Anecdotally it seems like sites are quite a bit slower with this patch than before

Weird, I don't expect the workload change with this PR, at least not until we start using the new API. One thing that it does differently is - pushing/popping a dummy context for the level zero's background rectangle. I'll try to measure the perf difference myself and see.

But, like we discussed earlier, that means it's not available to the correct render pass, doesn't it? How does the current patch handle that case?

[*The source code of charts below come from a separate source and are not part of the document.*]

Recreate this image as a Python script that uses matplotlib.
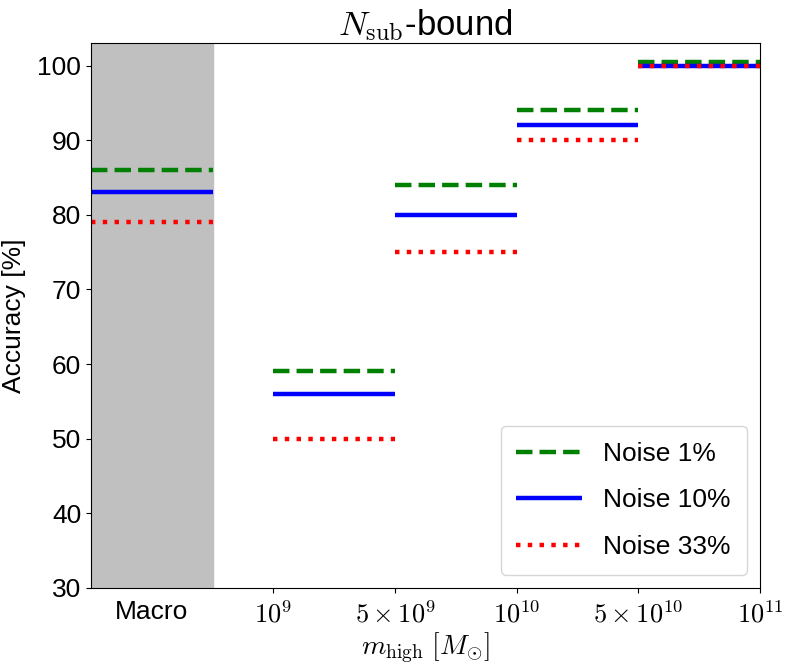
import matplotlib
matplotlib.use("Agg")
import matplotlib.pyplot as plt

plt.rcParams['font.family'] = ['Liberation Sans', 'DejaVu Sans']
plt.rcParams['mathtext.fontset'] = 'cm'

# bins: Macro, then mass bins between ticks
bin_left = [-0.5, 1, 2, 3, 4]
bin_right = [0.5, 2, 3, 4, 5]
noise1 = [86, 59, 84, 94, 100.5]
noise10 = [83, 56, 80, 92, 100]
noise33 = [79, 50, 75, 90, 100]

tick_pos = [1, 2, 3, 4, 5]
tick_labels = [r'$10^{9}$', r'$5\times10^{9}$', r'$10^{10}$', r'$5\times10^{10}$', r'$10^{11}$']

fig = plt.figure(figsize=(7.9, 6.65), dpi=100)
ax = fig.add_axes([0.115, 0.116, 0.847, 0.819])

ax.axvspan(-0.5, 0.5, color='silver', zorder=0)

for i in range(len(bin_left)):
    ax.hlines(noise1[i], bin_left[i], bin_right[i], colors='green', linestyles='dashed', lw=3.2,
              label='Noise 1%' if i == 0 else None)
    ax.hlines(noise10[i], bin_left[i], bin_right[i], colors='blue', linestyles='solid', lw=3.2,
              label='Noise 10%' if i == 0 else None)
    ax.hlines(noise33[i], bin_left[i], bin_right[i], colors='red', linestyles='dotted', lw=3.2,
              label='Noise 33%' if i == 0 else None)

ax.set_xlim(-0.5, 5)
ax.set_ylim(30, 103)
ax.set_xticks(tick_pos)
ax.set_xticklabels(tick_labels, fontsize=19)
ax.set_xticks([0], minor=True)
ax.set_xticklabels(['Macro'], minor=True, fontsize=19)
ax.tick_params(axis='x', which='minor', length=0, pad=9)
ax.tick_params(axis='x', which='major', pad=6)
ax.tick_params(axis='y', labelsize=19)

ax.set_xlabel(r'$m_{\rm high}\ [M_{\odot}]$', fontsize=20, labelpad=2)
ax.set_ylabel('Accuracy [%]', fontsize=19, labelpad=8)
ax.set_title(r'$N_{\rm sub}$-bound', fontsize=25, pad=4)

ax.legend(loc='lower right', fontsize=19, handlelength=2.5, labelspacing=0.85,
          borderpad=0.6)

fig.savefig('out.png', dpi=100)
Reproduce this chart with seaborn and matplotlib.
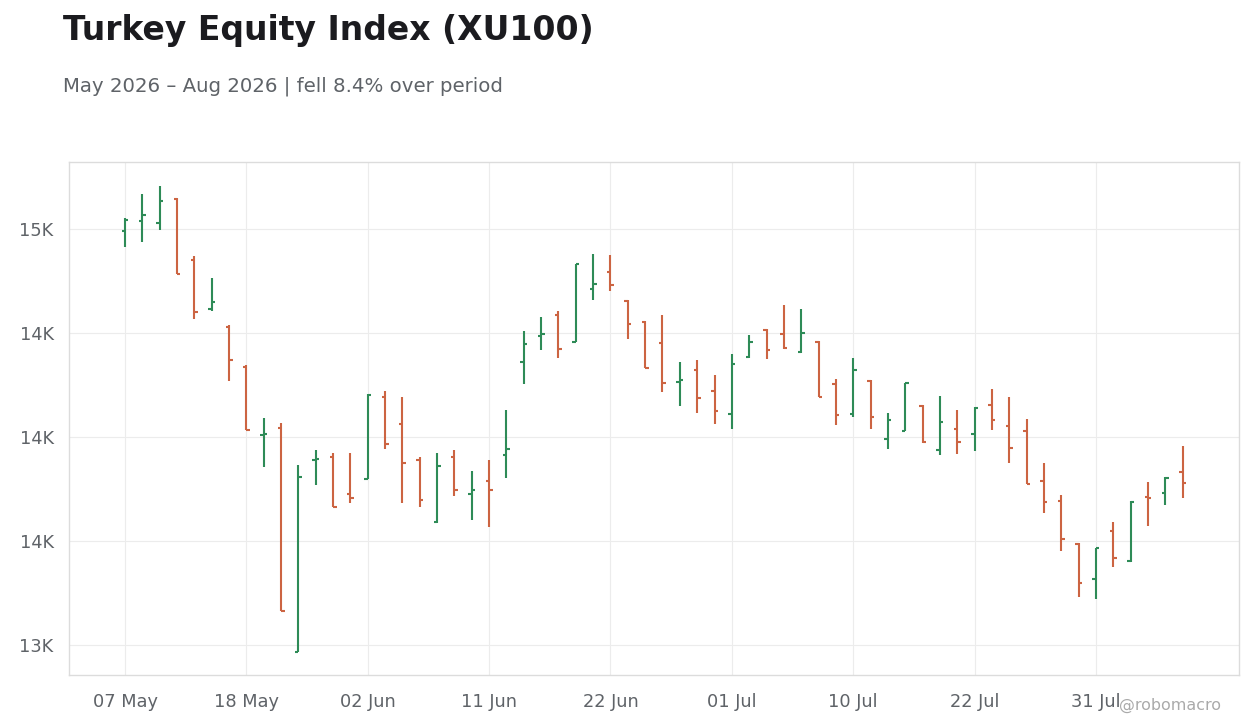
import pandas as pd
import matplotlib
matplotlib.use('Agg')
import matplotlib.pyplot as plt
import matplotlib.ticker as mticker
import seaborn as sns

# trading days shown on the chart
dates = ['2026-05-07', '2026-05-08', '2026-05-11', '2026-05-12', '2026-05-13', '2026-05-14',
         '2026-05-15', '2026-05-18', '2026-05-20', '2026-05-21', '2026-05-22', '2026-05-25',
         '2026-05-26', '2026-06-01', '2026-06-02', '2026-06-03', '2026-06-04', '2026-06-05',
         '2026-06-08', '2026-06-09', '2026-06-10', '2026-06-11', '2026-06-12', '2026-06-15',
         '2026-06-16', '2026-06-17', '2026-06-18', '2026-06-19', '2026-06-22', '2026-06-23',
         '2026-06-24', '2026-06-25', '2026-06-26', '2026-06-29', '2026-06-30', '2026-07-01',
         '2026-07-02', '2026-07-03', '2026-07-06', '2026-07-07', '2026-07-08', '2026-07-09',
         '2026-07-10', '2026-07-13', '2026-07-14', '2026-07-16', '2026-07-17', '2026-07-20',
         '2026-07-21', '2026-07-22', '2026-07-23', '2026-07-24', '2026-07-27', '2026-07-28',
         '2026-07-29', '2026-07-30', '2026-07-31', '2026-08-03', '2026-08-04', '2026-08-05',
         '2026-08-06', '2026-08-07']

opens = [14992, 15040, 15030, 15144, 14853, 14615, 14530, 14337, 14010, 14045,
         12966, 13889, 13905, 13727, 13798, 14194, 14062, 13889, 13591, 13905,
         13726, 13790, 13913, 14362, 14486, 14588, 14457, 14712, 14793, 14654,
         14554, 14453, 14266, 14324, 14223, 14111, 14385, 14514, 14497, 14410,
         14458, 14256, 14112, 14271, 13992, 14030, 14150, 13937, 14040, 14016,
         14155, 14053, 14030, 13790, 13694, 13487, 13316, 13546, 13402, 13713,
         13732, 13830]
highs = [15051, 15168, 15207, 15148, 14869, 14764, 14538, 14345, 14091, 14066,
         13865, 13937, 13922, 13922, 14205, 14221, 14191, 13902, 13922, 13937,
         13837, 13889, 14130, 14510, 14577, 14606, 14833, 14880, 14875, 14657,
         14556, 14587, 14361, 14370, 14298, 14399, 14490, 14518, 14635, 14615,
         14460, 14279, 14380, 14273, 14115, 14260, 14152, 14197, 14130, 14143,
         14231, 14192, 14087, 13876, 13722, 13491, 13467, 13592, 13691, 13783,
         13807, 13956]
lows = [14915, 14939, 14995, 14782, 14569, 14607, 14271, 14034, 13857, 13165,
        12966, 13769, 13662, 13681, 13798, 13944, 13685, 13665, 13585, 13718,
        13601, 13569, 13804, 14256, 14418, 14381, 14457, 14659, 14703, 14471,
        14332, 14218, 14150, 14117, 14064, 14037, 14381, 14375, 14422, 14402,
        14191, 14059, 14098, 14037, 13944, 14027, 13970, 13915, 13920, 13934,
        14035, 13876, 13774, 13636, 13453, 13231, 13221, 13376, 13400, 13570,
        13671, 13705]
closes = [15043, 15069, 15136, 14784, 14602, 14650, 14370, 14034, 14016, 13165,
          13809, 13896, 13665, 13708, 14203, 13966, 13876, 13697, 13862, 13745,
          13745, 13745, 13944, 14449, 14497, 14425, 14832, 14736, 14731, 14545,
          14332, 14261, 14276, 14189, 14126, 14352, 14458, 14420, 14430, 14501,
          14191, 14107, 14324, 14098, 14083, 14258, 13977, 14074, 13977, 14141,
          14083, 13949, 13774, 13689, 13508, 13296, 13465, 13417, 13689, 13708,
          13802, 13780]

df = pd.DataFrame({'date': pd.to_datetime(dates), 'open': opens, 'high': highs,
                   'low': lows, 'close': closes})
df['idx'] = range(len(df))
df['dir'] = ['up' if c >= o else 'down' for o, c in zip(df['open'], df['close'])]

# every bar is three little segments: high-low, open tick, close tick
tw = 0.2
rows = []
for r in df.itertuples():
    k = r.idx * 3
    rows += [(k, r.idx, r.low, r.dir), (k, r.idx, r.high, r.dir),
             (k + 1, r.idx - tw, r.open, r.dir), (k + 1, r.idx, r.open, r.dir),
             (k + 2, r.idx, r.close, r.dir), (k + 2, r.idx + tw, r.close, r.dir)]
seg = pd.DataFrame(rows, columns=['seg', 'x', 'y', 'dir'])

sns.set_theme(style='whitegrid')
plt.rcParams['font.family'] = ['DejaVu Sans']

fig = plt.figure(figsize=(12.6, 7.28), dpi=100)
ax = fig.add_axes([69 / 1260, 1 - 675 / 728, (1239 - 69) / 1260, (675 - 162) / 728])

sns.lineplot(data=seg, x='x', y='y', units='seg', hue='dir', estimator=None, sort=False,
             palette={'up': '#2e8b57', 'down': '#cc6442'}, linewidth=1.5,
             legend=False, ax=ax)
for ln in ax.lines:
    ln.set_solid_capstyle('butt')

ax.set_xlim(-3.23, 64.25)
ax.set_ylim(12856, 15322)
ax.set_xlabel('')
ax.set_ylabel('')

tick_pos = list(range(0, len(df), 7))
ax.set_xticks(tick_pos)
ax.set_xticklabels([df['date'][i].strftime('%d %b') for i in tick_pos])
ax.yaxis.set_major_locator(mticker.MultipleLocator(500))
ax.yaxis.set_major_formatter(mticker.FuncFormatter(lambda v, p: f'{v / 1000:.0f}K'))

ax.set_facecolor('white')
ax.grid(True, color='#ececec', linewidth=0.8)
for s in ax.spines.values():
    s.set_visible(True)
    s.set_color('#dcdcdc')
    s.set_linewidth(1.0)
ax.tick_params(axis='both', which='major', length=5, width=1, color='#5f6368',
               labelcolor='#5f6368', labelsize=12.8, direction='out')
ax.tick_params(axis='x', pad=8)
ax.tick_params(axis='y', pad=6)

fig.text(63 / 1260, 1 - 40 / 728, 'Turkey Equity Index (XU100)', fontsize=23.8,
         fontweight='bold', color='#1b1b1f', va='baseline', ha='left')
fig.text(63 / 1260, 1 - 92 / 728, 'May 2026 – Aug 2026 | fell 8.4% over period',
         fontsize=14.2, color='#5f6368', va='baseline', ha='left')
fig.text(1221 / 1260, 1 - 710 / 728, '@robomacro', fontsize=11.4, color='#aaaaaa',
         va='baseline', ha='right')

fig.savefig('out.png', dpi=100, facecolor='white')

The clip generation uses the task system API and specifies the dependencies correctly. I consider the extra work that may occur to be an implementation problem of the task system itself. Perhaps, we can relax the constraints of the tasks hashing a bit (i.e. allow tasks reusal from different passes under certain conditions) in order to optimize this and potentially other cases?

@glennw
Copy link
Member

glennw commented Nov 23, 2016

@kvark I've been thinking about a modification to this implementation a bit, which I've described below. Let's discuss over IRC / Vidyo tomorrow and see if it makes sense.

First, I need you to check my understanding of the current implementation, which might be wrong. I think that as it stands now, we will require the same number of render target passes as the depth of the worst case clip stack - is that right? If so, I think that could probably lead to some cases that require a lot of render target passes (which are esp. bad on mobile). I suspect it could also lead to us having an extra render target on a lot of pages (which is not ideal since each render target introduces an additional fixed overhead).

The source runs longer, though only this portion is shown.